Along the Yucatan Peninsula in Lake Chichancana, scientists from the University of Florida and the University of Cambridge discovered that they were able to extract isotopes of water that were held inside gypsum in the lake and measure these to analyze the drought that would have occurred during this time period, as Phys.org reports.
During the time that the Maya civilization began falling apart, it was determined that rainfall dropped sharply from 41 percent to 54 percent. However, during times of severe drought this level increased markedly to 70 percent.
Cambridge Ph.D. student Nick Evans, the author of the new study, explained that despite the controversy surrounding the theory that drought may have helped to cause the demise of the Maya civilization, this new research shows much more conclusively that there was indeed a serious lack of rainfall during the time that their way of life was ending.
“The role of climate change in the collapse of Classic Maya civilization is somewhat controversial, partly because previous records are limited to qualitative reconstructions, for example whether conditions were wetter or drier. Our study represents a substantial advance as it provides statistically robust estimates of rainfall and humidity levels during the Maya downfall.”
— Phys.org (@physorg_com) August 2, 2018
It is useful to note that there were four different time periods which occurred during the Maya civilization, and these include the Preclassic period, (2,000 BC to 250 AD), the Classic period (250 to 800 AD), the terminal Classic period (800 to 1000 AD), and the Postclassic period (1000 to 1539 AD). During the time of the Classic period, the Maya civilization could be said to have been at its peak with its powerful city-states and the architecture we associate it with today.

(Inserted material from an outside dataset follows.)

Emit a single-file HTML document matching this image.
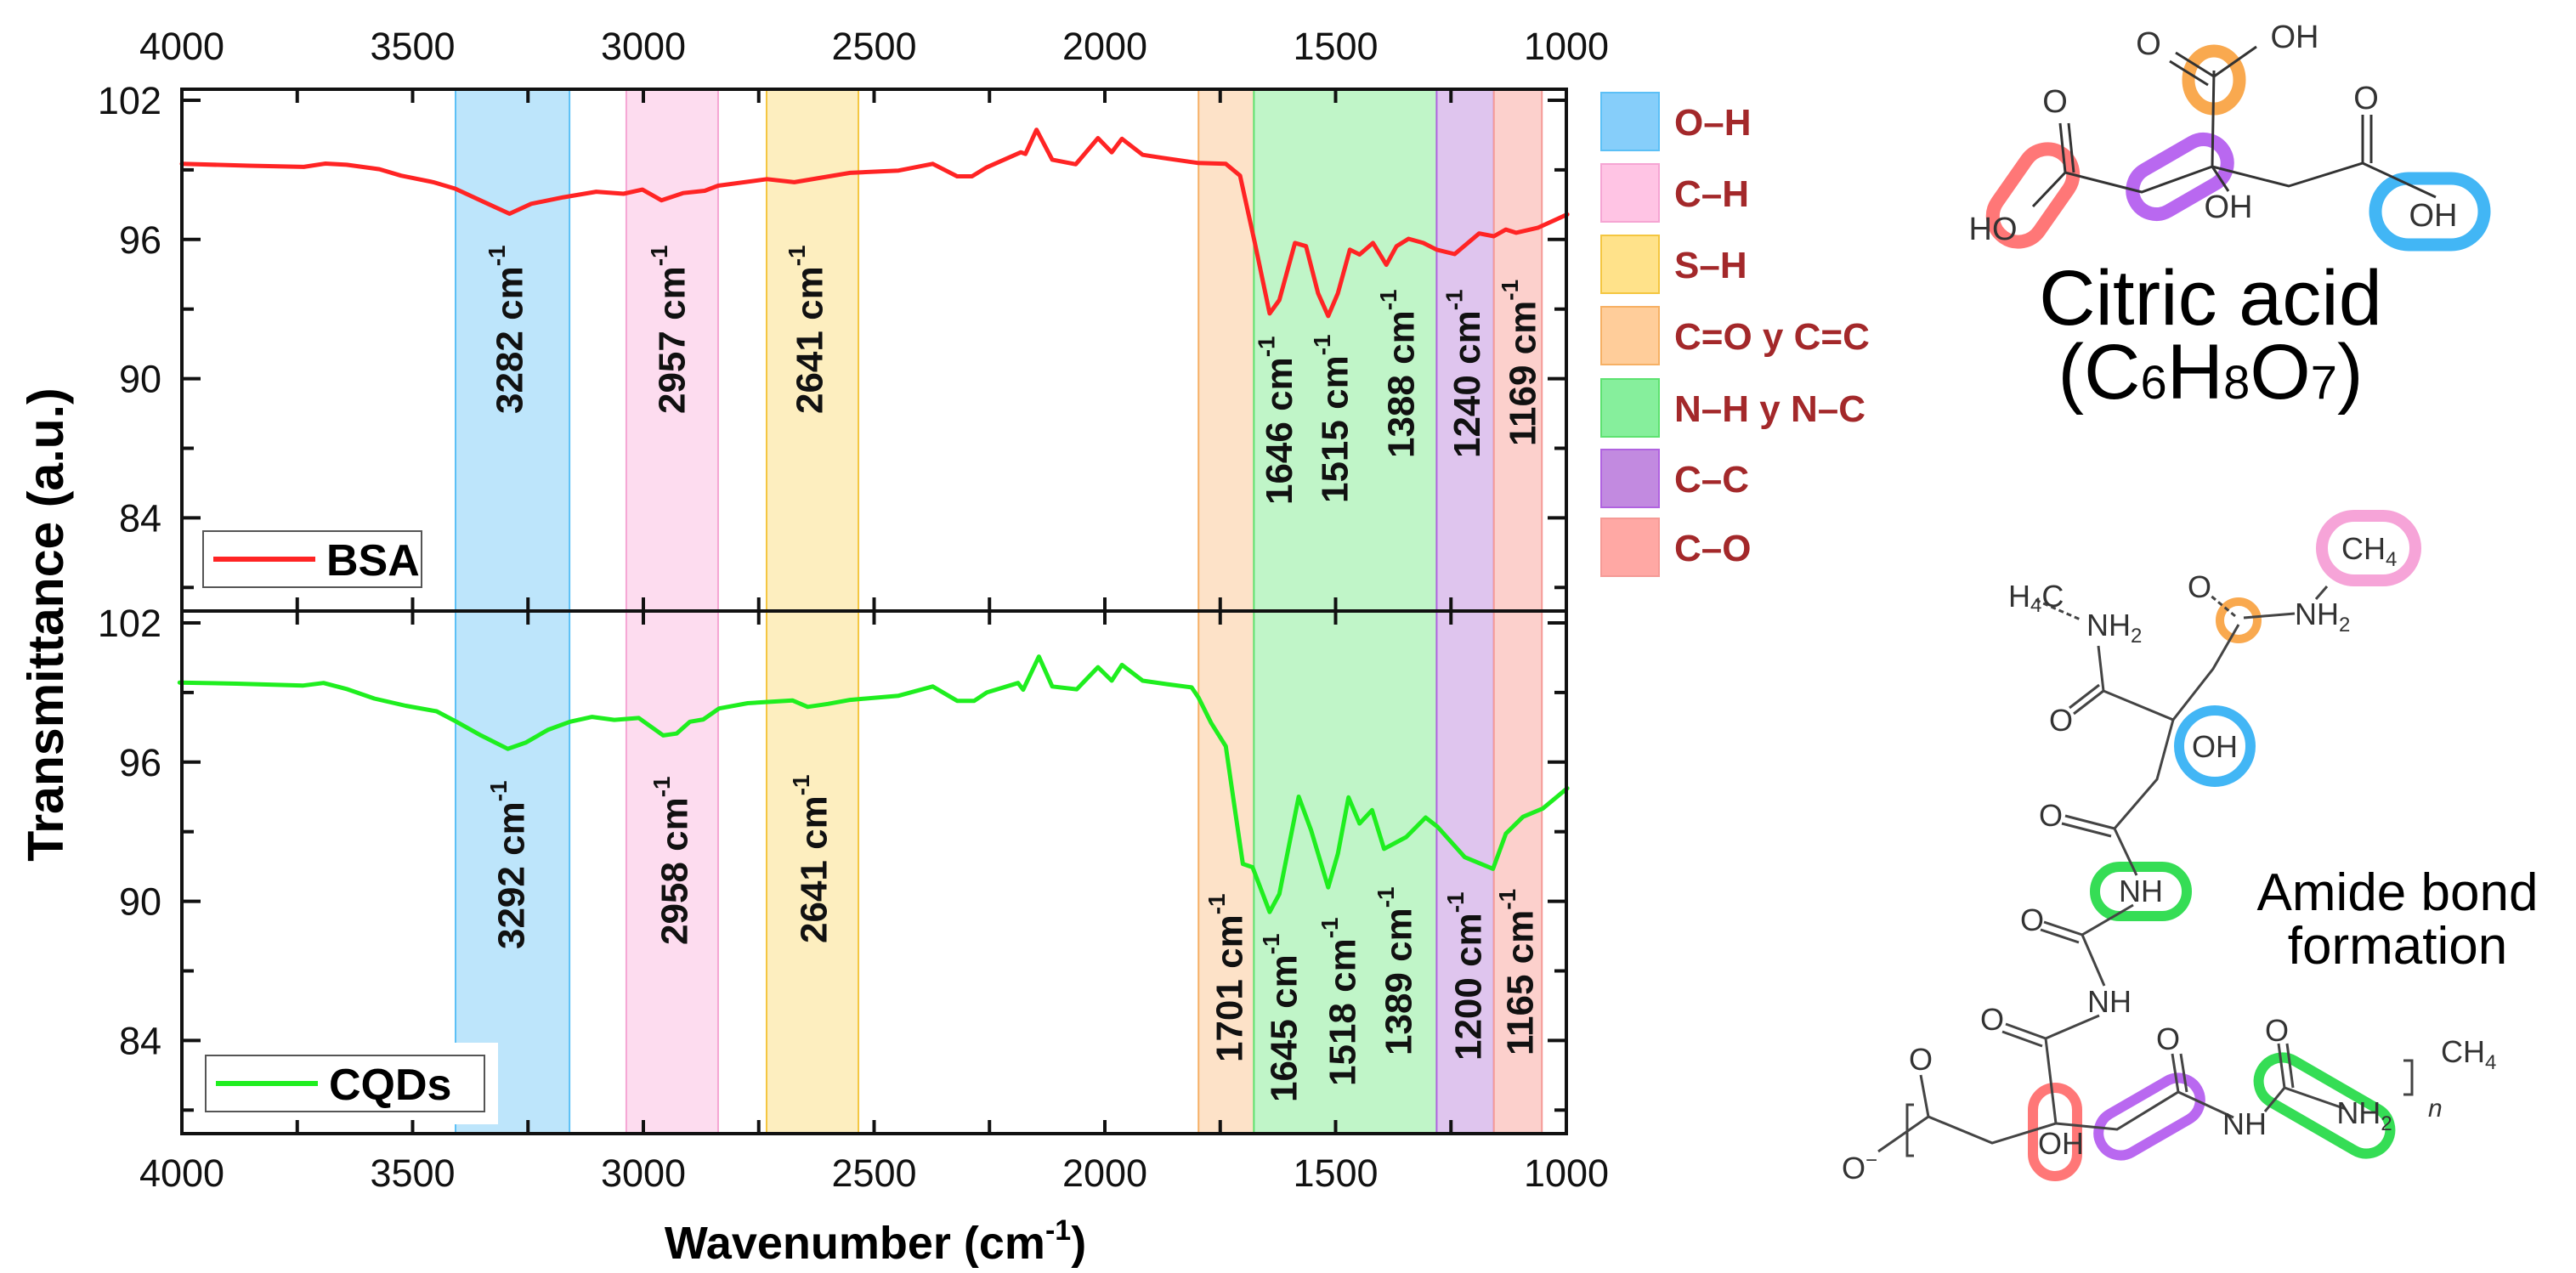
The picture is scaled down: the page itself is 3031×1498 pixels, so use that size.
<!DOCTYPE html>
<html><head><meta charset="utf-8"><style>
html,body{margin:0;padding:0;background:#fff;}
svg{display:block;}
text{font-family:"Liberation Sans",sans-serif;}
</style></head><body>
<svg id="fig" width="3031" height="1498" viewBox="0 0 3031 1498" xmlns="http://www.w3.org/2000/svg">
<g id="plot"></g>
<g id="chem" font-family="Liberation Sans, sans-serif" fill="#333">
 <g>
  <rect x="2332" y="200" width="120" height="60" rx="30" transform="rotate(-55 2392 230)" fill="none" stroke="#f77" stroke-width="16"/>
  <rect x="2505" y="180" width="120" height="56" rx="28" transform="rotate(-30 2565 208)" fill="none" stroke="#b968f0" stroke-width="16"/>
  <ellipse cx="2605" cy="94" rx="30" ry="34" fill="none" stroke="#f9a94f" stroke-width="15"/>
  <rect x="2795" y="210" width="128" height="78" rx="39" fill="none" stroke="#42b6f5" stroke-width="15"/>
  <g stroke="#333" stroke-width="3" fill="none">
   <path d="M2605 83 L2603 196 L2520 226 L2430 203 L2392 243"/>
   <path d="M2430 203 L2424 145 M2440 203 L2434 145"/>
   <path d="M2603 196 L2693 219 L2780 192 L2866 232"/>
   <path d="M2780 192 L2780 135 M2790 192 L2790 135"/>
   <path d="M2603 196 L2622 225"/>
   <path d="M2605 90 L2560 62 M2598 100 L2553 72 M2605 90 L2655 55"/>
  </g>
  <g font-size="38">
   <text x="2418" y="132" text-anchor="middle">O</text>
   <text x="2345" y="282" text-anchor="middle">HO</text>
   <text x="2622" y="256" text-anchor="middle">OH</text>
   <text x="2784" y="128" text-anchor="middle">O</text>
   <text x="2863" y="266" text-anchor="middle">OH</text>
   <text x="2528" y="64" text-anchor="middle">O</text>
   <text x="2700" y="56" text-anchor="middle">OH</text>
  </g>
  <text x="2601" y="382" text-anchor="middle" font-size="92" fill="#000">Citric acid</text>
  <text x="2601" y="469" text-anchor="middle" font-size="92" fill="#000">(C<tspan font-size="56">6</tspan>H<tspan font-size="56">8</tspan>O<tspan font-size="56">7</tspan>)</text>
 </g>
 <g>
  <rect x="2732" y="607" width="110" height="76" rx="38" fill="none" stroke="#f6a4d8" stroke-width="14"/>
  <circle cx="2634" cy="730" r="22" fill="none" stroke="#f9a94f" stroke-width="10"/>
  <circle cx="2606" cy="878" r="42" fill="none" stroke="#42b6f5" stroke-width="12"/>
  <rect x="2465" y="1020" width="108" height="58" rx="29" fill="none" stroke="#35dd55" stroke-width="12"/>
  <rect x="2392" y="1280" width="52" height="104" rx="26" fill="none" stroke="#f77" stroke-width="12"/>
  <rect x="2464" y="1288" width="130" height="52" rx="26" transform="rotate(-30 2529 1314)" fill="none" stroke="#b968f0" stroke-width="12"/>
  <rect x="2650" y="1273" width="170" height="56" rx="28" transform="rotate(30 2735 1301)" fill="none" stroke="#35dd55" stroke-width="12"/>
  <g stroke="#444" stroke-width="3" fill="none">
   <path d="M2634 735 L2604 787 L2557 847 L2475 813 L2469 760"/>
   <path d="M2475 813 L2440 840 M2470 806 L2435 833"/>
   <path d="M2640 727 L2700 722 M2738 690 L2725 705"/>
   <path d="M2630 725 L2600 700 M2395 706 L2450 730" stroke-dasharray="6 4"/>
   <path d="M2557 847 L2538 917 L2488 975 L2514 1030"/>
   <path d="M2488 975 L2430 960 M2484 984 L2426 969"/>
   <path d="M2510 1065 L2450 1100 L2476 1160 M2450 1100 L2405 1085 M2446 1109 L2401 1094"/>
   <path d="M2470 1195 L2407 1222 L2419 1322 M2407 1222 L2360 1205 M2403 1231 L2356 1214"/>
   <path d="M2419 1322 L2344 1345 L2269 1314 L2260 1265 M2269 1314 L2210 1355"/>
   <path d="M2419 1322 L2491 1329 L2563 1285 L2628 1315 M2563 1285 L2556 1240 M2573 1285 L2566 1240"/>
   <path d="M2665 1308 L2688 1280 L2760 1305 M2688 1280 L2681 1228 M2698 1280 L2691 1228"/>
   <path d="M2252 1300 L2244 1300 L2244 1360 L2252 1360 M2828 1248 L2838 1248 L2838 1288 L2828 1288"/>
  </g>
  <g font-size="36" fill="#333">
   <text x="2363" y="714">H<tspan font-size="24" dy="6">4</tspan><tspan dy="-6">C</tspan></text>
   <text x="2455" y="748">NH<tspan font-size="24" dy="8">2</tspan></text>
   <text x="2588" y="703" text-anchor="middle">O</text>
   <text x="2700" y="735">NH<tspan font-size="24" dy="8">2</tspan></text>
   <text x="2755" y="658">CH<tspan font-size="24" dy="8">4</tspan></text>
   <text x="2425" y="860" text-anchor="middle">O</text>
   <text x="2606" y="891" text-anchor="middle">OH</text>
   <text x="2413" y="972" text-anchor="middle">O</text>
   <text x="2519" y="1061" text-anchor="middle">NH</text>
   <text x="2391" y="1095" text-anchor="middle">O</text>
   <text x="2482" y="1191" text-anchor="middle">NH</text>
   <text x="2344" y="1212" text-anchor="middle">O</text>
   <text x="2425" y="1358" text-anchor="middle">OH</text>
   <text x="2260" y="1259" text-anchor="middle">O</text>
   <text x="2188" y="1387" text-anchor="middle">O<tspan font-size="24" dy="-14">−</tspan></text>
   <text x="2551" y="1235" text-anchor="middle">O</text>
   <text x="2641" y="1335" text-anchor="middle">NH</text>
   <text x="2679" y="1225" text-anchor="middle">O</text>
   <text x="2782" y="1322" text-anchor="middle">NH<tspan font-size="24" dy="8">2</tspan></text>
   <text x="2857" y="1314" font-style="italic" font-size="30">n</text>
   <text x="2872" y="1250">CH<tspan font-size="24" dy="8">4</tspan></text>
  </g>
  <text x="2821" y="1071" text-anchor="middle" font-size="62" fill="#000">Amide bond</text>
  <text x="2821" y="1134" text-anchor="middle" font-size="62" fill="#000">formation</text>
 </g>
</g>
</svg>
<script>
const xTicks = [4000, 3500, 3000, 2500, 2000, 1500, 1000];
const yTicks = [102, 96, 90, 84];
const bsaWavenumbers = [4000,3854,3736,3689,3643,3572,3525,3455,3408,3337,3290,3243,3173,3102,3043,3002,2961,2914,2867,2838,2732,2673,2552,2447,2373,2320,2288,2256,2182,2172,2148,2114,2063,2015,1985,1963,1918,1876,1799,1738,1707,1675,1643,1622,1588,1564,1538,1516,1495,1469,1448,1419,1390,1368,1342,1310,1281,1242,1189,1157,1131,1109,1062,998];
const bsaValues = [99.26,99.18,99.13,99.27,99.22,99.03,98.75,98.47,98.19,97.54,97.11,97.54,97.82,98.06,97.97,98.15,97.69,98.00,98.10,98.32,98.60,98.47,98.87,98.97,99.26,98.72,98.72,99.11,99.76,99.69,100.73,99.44,99.24,100.37,99.76,100.34,99.65,99.52,99.30,99.26,98.75,95.85,92.81,93.39,95.85,95.71,93.68,92.70,93.68,95.56,95.35,95.85,94.91,95.71,96.03,95.85,95.56,95.37,96.26,96.14,96.43,96.29,96.50,97.08];
const cqdWavenumbers = [4005,3881,3737,3693,3641,3583,3515,3448,3405,3352,3294,3255,3207,3159,3111,3063,3010,2957,2928,2899,2870,2836,2774,2677,2644,2600,2552,2447,2373,2320,2283,2256,2188,2177,2143,2114,2061,2015,1985,1963,1918,1865,1812,1797,1770,1738,1717,1701,1680,1643,1622,1580,1553,1516,1495,1472,1448,1421,1395,1347,1305,1279,1220,1159,1131,1094,1051,998];
const cqdValues = [99.43,99.38,99.30,99.41,99.14,98.74,98.43,98.19,97.74,97.15,96.57,96.84,97.39,97.74,97.95,97.82,97.90,97.15,97.23,97.74,97.84,98.31,98.54,98.66,98.38,98.51,98.68,98.86,99.26,98.64,98.64,99.00,99.41,99.12,100.55,99.26,99.14,100.09,99.51,100.19,99.51,99.36,99.22,98.78,97.70,96.68,93.79,91.61,91.47,89.54,90.31,94.51,93.06,90.60,92.05,94.48,93.35,93.93,92.26,92.77,93.61,93.21,91.90,91.40,92.92,93.64,94.00,94.87];
const bandStarts = [3407, 3037, 2733, 1797, 1677, 1281, 1157];
const bandEnds   = [3160, 2838, 2534, 1677, 1281, 1157, 1053];
const bandNames  = ["O–H", "C–H", "S–H", "C=O y C=C", "N–H y N–C", "C–C", "C–O"];
const bandFills  = ["#bde5fb", "#fddcef", "#fdeebf", "#fde2c8", "#c0f5c8", "#dfc5ee", "#fcd0cc"];
const bandStrokes= ["#5cc0f6", "#f5a5d3", "#f4c640", "#f6b064", "#5de270", "#b063e0", "#f59a96"];
const legendFills= ["#86cefa", "#ffc4e4", "#ffe28a", "#ffcd9a", "#86ef9c", "#c28ae0", "#ffa8a4"];
const bsaPeaks = [3282, 2957, 2641, 1646, 1515, 1388, 1240, 1169];
const bsaPeakLabelY = [487, 487, 487, 594, 592, 539, 539, 525];
const bsaLabelX = [3289, 2937, 2639, 1622, 1501, 1357, 1215, 1094];
const cqdPeaks = [3292, 2958, 2641, 1701, 1645, 1518, 1389, 1200, 1165];
const cqdPeakLabelY = [1117, 1112, 1110, 1250, 1297, 1278, 1242, 1248, 1242];
const cqdLabelX = [3285, 2932, 2630, 1729, 1611, 1484, 1363, 1212, 1099];

const X0 = 214, X1 = 1843, W0 = 4000, W1 = 1000;
const PX = 27.3;
const panels = [{top:105, bottom:719, ref:118}, {top:719, bottom:1334, ref:733}];
function xs(w){ return X0 + (W0 - w) * (X1 - X0) / (W0 - W1); }
function ys(v, p){ return panels[p].ref + (102 - v) * PX; }

const NS = "http://www.w3.org/2000/svg";
const root = document.getElementById('plot');
function mk(tag, attrs, parent){
  const e = document.createElementNS(NS, tag);
  for (const k in attrs) e.setAttribute(k, attrs[k]);
  (parent || root).appendChild(e);
  return e;
}

bandStarts.forEach((s, i) => {
  const r = mk('rect', {x: xs(s), y: panels[0].top, width: xs(bandEnds[i]) - xs(s), height: panels[1].bottom - panels[0].top, fill: bandFills[i], stroke: bandStrokes[i], 'stroke-width': 2});
  
  
});

const bgB = mk('rect', {x: 232, y: 618, width: 270, height: 80, fill: '#fff'});


const bgC = mk('rect', {x: 216, y: 1227, width: 370, height: 96, fill: '#fff'});



function line(ws, vs, p, color, name){
  const pts = ws.map((w, i) => xs(w).toFixed(1) + ',' + ys(vs[i], p).toFixed(1)).join(' ');
  const pl = mk('polyline', {points: pts, fill: 'none', stroke: color, 'stroke-width': 5, 'stroke-linejoin': 'round', 'stroke-linecap': 'round'});
  
  
}
line(bsaWavenumbers, bsaValues, 0, '#ff2424', 'bsa-line');
line(cqdWavenumbers, cqdValues, 1, '#1fee1f', 'cqd-line');

function peakLabel(val, xw, yb, name){
  const x = xs(xw);
  const t = mk('text', {x: x, y: yb, transform: 'rotate(-90 ' + x + ' ' + yb + ')', 'font-size': 44, 'font-weight': 'bold', 'dominant-baseline': 'central', fill: '#111'});
  
  
  t.innerHTML = val + ' cm<tspan font-size="28" dy="-16">-1</tspan>';
}
bsaPeaks.forEach((p, i) => peakLabel(p, bsaLabelX[i], bsaPeakLabelY[i], 'bsa-peak-label-' + p));
cqdPeaks.forEach((p, i) => peakLabel(p, cqdLabelX[i], cqdPeakLabelY[i], 'cqd-peak-label-' + p));

panels.forEach((pn, p) => {
  const f = mk('rect', {x: X0, y: pn.top, width: X1 - X0, height: pn.bottom - pn.top, fill: 'none', stroke: '#111', 'stroke-width': 4});
  
  
  for (let w = 4000; w >= 1000; w -= 250) {
    const x = xs(w);
    if (w > 1000 && w < 4000) {
      mk('line', {x1: x, x2: x, y1: pn.top, y2: pn.top + 16, stroke: '#111', 'stroke-width': 4});
      mk('line', {x1: x, x2: x, y1: pn.bottom, y2: pn.bottom - 16, stroke: '#111', 'stroke-width': 4});
    }
  }
  for (let v = 102; v >= 81; v -= 3) {
    const y = ys(v, p);
    const len = (v % 6 === 0) ? 22 : 14;
    mk('line', {x1: X0, x2: X0 + len, y1: y, y2: y, stroke: '#111', 'stroke-width': 4});
    mk('line', {x1: X1, x2: X1 - len, y1: y, y2: y, stroke: '#111', 'stroke-width': 4});
  }
  yTicks.forEach(v => {
    const t = mk('text', {x: 190, y: ys(v, p) + 16, 'text-anchor': 'end', 'font-size': 45, fill: '#111'});
    
    
    t.textContent = v;
  });
});
xTicks.forEach(w => {
  const t1 = mk('text', {x: xs(w), y: 70, 'text-anchor': 'middle', 'font-size': 45, fill: '#111'});
  
  
  t1.textContent = w;
  const t2 = mk('text', {x: xs(w), y: 1396, 'text-anchor': 'middle', 'font-size': 45, fill: '#111'});
  
  
  t2.textContent = w;
});

const xt = mk('text', {x: 1030, y: 1481, 'text-anchor': 'middle', 'font-size': 54, 'font-weight': 'bold', fill: '#000'});


xt.innerHTML = 'Wavenumber (cm<tspan font-size="34" dy="-22">-1</tspan><tspan dy="22">)</tspan>';
const yt = mk('text', {x: 74, y: 735, 'text-anchor': 'middle', 'font-size': 59, 'font-weight': 'bold', fill: '#000', transform: 'rotate(-90 74 735)'});


yt.textContent = 'Transmittance (a.u.)';

function seriesLegend(x, y, w, h, color, label, name){
  const g = mk('g', {});
  
  
  mk('rect', {x: x, y: y, width: w, height: h, fill: '#fff', stroke: '#555', 'stroke-width': 2}, g);
  mk('line', {x1: x + 12, x2: x + 132, y1: y + h / 2, y2: y + h / 2, stroke: color, 'stroke-width': 6}, g);
  const t = mk('text', {x: x + 145, y: y + h / 2 + 19, 'font-size': 52, 'font-weight': 'bold', fill: '#000'}, g);
  t.textContent = label;
}
seriesLegend(239, 625, 257, 66, '#ff2424', 'BSA', 'bsa-legend');
seriesLegend(242, 1242, 328, 66, '#1fee1f', 'CQDs', 'cqd-legend');

const boxTops = [109, 193, 277, 361, 446, 529, 610];
bandNames.forEach((n, i) => {
  const g = mk('g', {});
  
  
  mk('rect', {x: 1884, y: boxTops[i], width: 68, height: 68, fill: legendFills[i], stroke: bandStrokes[i], 'stroke-width': 2}, g);
  const t = mk('text', {x: 1970, y: boxTops[i] + 50, 'font-size': 44, 'font-weight': 'bold', fill: '#a3282a'}, g);
  t.textContent = n;
});
</script>
</body></html>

However, when the 9th century rolled around there was a fairly large political upheaval occurring, and the Maya people were left without their spectacular city-states and would have had to carry on without the system they had been used to for thousands of years.
While there are many things which could have helped to contribute to the collapse of their civilization, scientists have determined that at the height of its collapse there was a serious and prolonged issue of drought occurring.
The new study which links the collapse of the Maya civilization with a lack of rainfall has been published in Science.